Over a lengthy lunch, McAloon is excellent company, spirited and funny, if easily tempted in-to pursuing tangents over great and exhausting distance. He seems genuinely perplexed by, and curious about, characterisations of The Gunman… as Prefab Sprout’s country album. “You think it is? Really?”

Really. Recorded in the New York state home studio of the one-time David Bowie and T-Rex producer, Tony Visconti, The Gunman. . . is built on country structures, haunted by lap steel guitar and massed strings, full of songs that could (and should) be sung by George Jones and Glen Campbell, contains a typically sumptuous version of the western standard “Streets of Laredo”, and is riddled with the sort of lyrical twists beloved of Merle Haggard (“When you get to know me better,” laments one chorus, “you’ll learn to love me less”).”

“I don’t even like those sort of titles,” McAloon laughs. “They’re punchlines. They’re cute, and they can set the tone for the “whole song, but as a stylistic trick, I think it’s a bit easy. I feel a bit of a fraud being questioned about this, because I actually know very little country music.” This seems an extraordinary statement. McAloon’s songs have always been suffused with a wide-eyed love of American pop culture and a profound appreciation of America s mythology: he named a song after the 1960s country icon Faron Young as long ago as 1985’s immortal Steve McQueen album, included two songs inspired by legendary gunslinger Jesse James on 1990’s Jordan; The Comeback which, in turn, was besotted throughout with Elvis Presley.

“Someone asked me last -week whether these songs were pastiche. And I thought that was a bit of a harsh term. I mean, in a sense it is pastiche, because I’m relying on my memories of what country music is, as vague as they may be — but there’s a general stylistic sense of what country is that allows you to write them.”

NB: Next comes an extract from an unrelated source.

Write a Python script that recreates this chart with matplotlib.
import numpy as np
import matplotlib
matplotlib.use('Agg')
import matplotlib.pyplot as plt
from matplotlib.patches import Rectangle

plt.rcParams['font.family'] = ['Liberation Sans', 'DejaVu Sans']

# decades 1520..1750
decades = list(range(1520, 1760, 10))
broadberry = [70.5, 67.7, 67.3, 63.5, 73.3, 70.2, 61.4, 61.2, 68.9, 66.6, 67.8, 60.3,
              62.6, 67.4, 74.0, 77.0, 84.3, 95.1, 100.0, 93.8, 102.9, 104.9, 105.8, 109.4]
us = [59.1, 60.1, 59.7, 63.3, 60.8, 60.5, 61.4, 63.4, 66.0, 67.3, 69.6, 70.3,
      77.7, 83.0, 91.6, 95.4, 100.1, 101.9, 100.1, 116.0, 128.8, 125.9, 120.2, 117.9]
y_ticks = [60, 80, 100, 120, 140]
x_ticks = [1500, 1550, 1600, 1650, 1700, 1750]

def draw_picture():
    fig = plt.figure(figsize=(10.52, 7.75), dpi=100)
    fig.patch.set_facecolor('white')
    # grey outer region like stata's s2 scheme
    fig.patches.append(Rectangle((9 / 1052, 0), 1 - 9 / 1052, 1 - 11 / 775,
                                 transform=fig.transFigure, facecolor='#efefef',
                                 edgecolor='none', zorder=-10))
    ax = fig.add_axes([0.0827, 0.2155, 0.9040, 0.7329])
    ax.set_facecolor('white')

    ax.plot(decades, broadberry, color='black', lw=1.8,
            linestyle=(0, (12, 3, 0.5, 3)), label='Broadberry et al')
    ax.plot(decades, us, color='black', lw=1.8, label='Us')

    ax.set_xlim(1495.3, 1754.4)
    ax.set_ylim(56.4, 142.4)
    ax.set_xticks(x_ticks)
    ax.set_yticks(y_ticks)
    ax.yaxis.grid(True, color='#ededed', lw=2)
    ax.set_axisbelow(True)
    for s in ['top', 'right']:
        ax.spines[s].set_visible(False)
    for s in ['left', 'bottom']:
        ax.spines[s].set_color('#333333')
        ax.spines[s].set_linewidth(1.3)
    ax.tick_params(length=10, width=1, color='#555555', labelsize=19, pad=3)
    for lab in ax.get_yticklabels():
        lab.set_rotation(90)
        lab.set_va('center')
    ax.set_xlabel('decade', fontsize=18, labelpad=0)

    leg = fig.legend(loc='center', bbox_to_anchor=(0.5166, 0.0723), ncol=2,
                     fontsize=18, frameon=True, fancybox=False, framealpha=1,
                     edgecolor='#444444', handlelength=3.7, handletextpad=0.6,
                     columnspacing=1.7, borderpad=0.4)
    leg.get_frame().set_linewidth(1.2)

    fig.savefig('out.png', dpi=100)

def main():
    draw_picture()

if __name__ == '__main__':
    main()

Five of the songs on The Gunman were written for Jimmy Nail, who prevailed upon McAloon for the soundtrack for his “Crocodile Shoes” series. A sixth, the title track, was written for Cher (“I’m told she liked her own singing on it, but she didn’t get it”). A seventh, “Wild Card in the Pack”, was written with Kenny Rogers in mind, but never sent to him.

McAloon’s exuberant passion for songwriting more than makes up for his professed lack of knowledge of this genre; like those rare sporting prodigies who can master a new discipline as easily as they lift a tennis racket, cricket bat or croquet mallet, McAloon has a preposterously easy facility with all varieties of song. Despite his sporadic output over the last decade, he writes prolifically. Rumours exist of dozens of lost Prefab Sprout albums.

“They’re not lost,” he claims. “They’re written, but they’re not recorded. There must be at least twelve. They’re on different themes, some of which have more commercial potential than others.”

The albums that McAloon confirms the existence of include a suite dedicated to Michael Jackson (“It’s called Behind The Veil, and it consists of songs in the style of Thriller, with titles such as “Mr Lightning Boots”), a Phil Spector tribute album, a musical history of the World called Earth: The Story so Far, a spoken word reminiscence from the perspective of a fictional woman called I Trawl The Megahertz and a collection of novelty songs (The Gunman… closes on a piece of hyperactive electro-country Whimsy called “Farmyard Cat”, which McAloon included “because it was joyful, and you don’t hear that often”).

That public money continues to be squandered on such fripperies as schools, roads, hospitals and national defence while McAloon’s unheard library of imagined masterpieces goes unrecorded is, frankly, an outrage. McAloon, for his part, while equally aware and relieved that his days as a mainstream pop star are behind him (“I was much too nervous of how high things might go”), remains properly convinced of his own worth. He was, he admits, “terribly, bitterly disappointed” at the commercial no-show of Andromeda Heights. He sounds determined not to get his hopes up for The Gunman and Other Stories.

“No, I’ve given up,” he laughs, again. “In my bitter pride, I just think, bore them with greatness. That’s my new motto.”